“Nulla è perduto con la pace! Tutto lo è con la guerra!”

L’appello coraggioso dei vescovi russi che indicano la via della pace e dell’obiezione di coscienza

Il confronto in Ucraina è degenerato in un conflitto armato su larga scala, che ha già cancellato migliaia di vite, ha minato la fiducia e l’unità tra le nazioni e i popoli, e minaccia l’esistenza di tutto il mondo. Come sei mesi fa, noi desideriamo ripetere il magistero della Chiesa, secondo il Santo Vangelo e l’antica Tradizione: la guerra non è mai stata né mai sarà un mezzo di risoluzione dei problemi tra le nazioni; «Nulla è perduto con la pace, tutto può esserlo con la guerra» (Pio XII, 1939).

Queste parole sono l’incipit dell’appello lanciato due settimane fa da monsignor Paolo Pezzi, arcivescovo metropolita della Madre di Dio a Mosca a nome della Conferenza episcopale dei Vescovi cattolici in Russia.

Mentre qui da noi si continua ad attaccare chi parla di pace costruendo la pace, come se fossimo noi i responsabili delle morti e delle vite stravolte dalla guerra in corso in Ucraina dal 24 febbraio scorso, mentre l’accoglienza e le relazioni instaurate con i profughi passano in quarto piano perché non fanno più notizia, mentre per i più disagiati iniziano comunque a fare personale notizia gli aumenti sulle bollette generati dalla crisi conseguente alla guerra, mentre chi osa ragionare di pace è tacciato di poterselo permettere perché tanto i rischi li corrono altri, i Vescovi della Russia ci indicano la strada con coraggio e limpidezza.

Sottolineando come Oggi i nostri cuori sono pieni di dolore e di impotenza per l’incapacità di fare qualcosa o anche solamente di trovare parole giuste, si affidano e rilanciano le parole pronunciate da Papa Francesco in Kazakhistan: «Non abituiamoci alla guerra, non rassegniamoci alla sua ineluttabilità. Andiamo in aiuto di chi soffre e insistiamo perché si provi davvero a raggiungere la pace. L’unica via d’uscita è la pace, e l’unica strada per raggiungerla è il dialogo».

Il documento in poche righe riesce a toccare ancora una grande profondità, richiamando la priorità della coscienza e facendo appello alle leggi dello Stato per tutelare il diritto all’obiezione di coscienza.

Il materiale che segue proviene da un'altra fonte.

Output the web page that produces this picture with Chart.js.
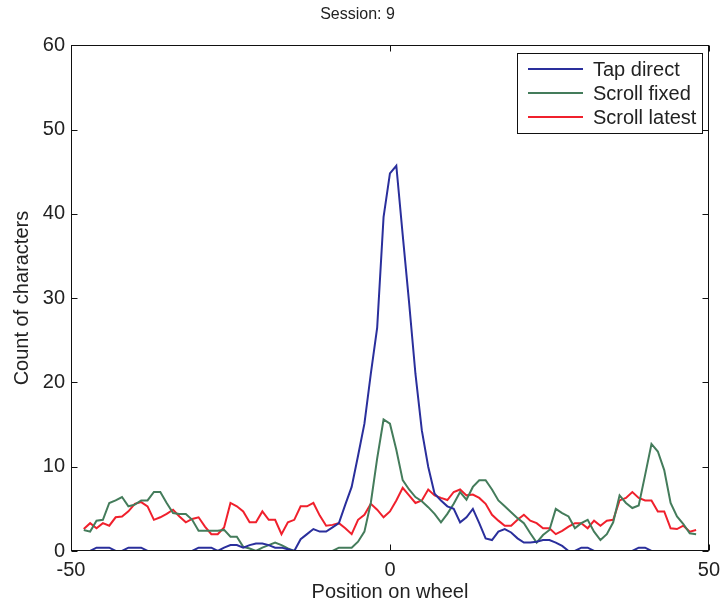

Sappiamo che in determinate circostanze le autorità statali non solo hanno il diritto, ma devono anche usare le armi ed esigere dai cittadini l’adempimento dei doveri necessari per la difesa della patria; e che coloro che compiono rettamente il servizio militare per la patria servono il bene comune. Tutto questo è vero se le azioni militari sono finalizzate a una più rapida conclusione del conflitto e ad evitare il moltiplicarsi delle vittime (Cfr. il Catechismo della Chiesa cattolica 2307-2317).

In conclusione, la questione se sia ammissibile partecipare alle azioni di guerra è una questione che riguarda la coscienza personale, che è il santuario più segreto e sacro dell’uomo, nel quale egli è solo con Dio, e al cui giusto giudizio è sempre tenuto a obbedire (ibid., 1795, 1800).

D’altra parte, la Chiesa ricorda alle autorità dello Stato che esse «devono trovare una giusta soluzione nel caso in cui una persona si rifiuti di imbracciare le armi per sua convinzione, pur rimanendo obbligata a servire la comunità umana in altro modo» (ibid., 2311). Questo diritto è sancito dall’articolo 59, paragrafo 3, della Costituzione della Federazione Russa e ne chiediamo l’osservanza coerente.

Parole forti ed illuminanti nella loro semplice fedeltà al valore della sacralità di ogni vita, cui non dovremmo mai anteporre alcun interesse.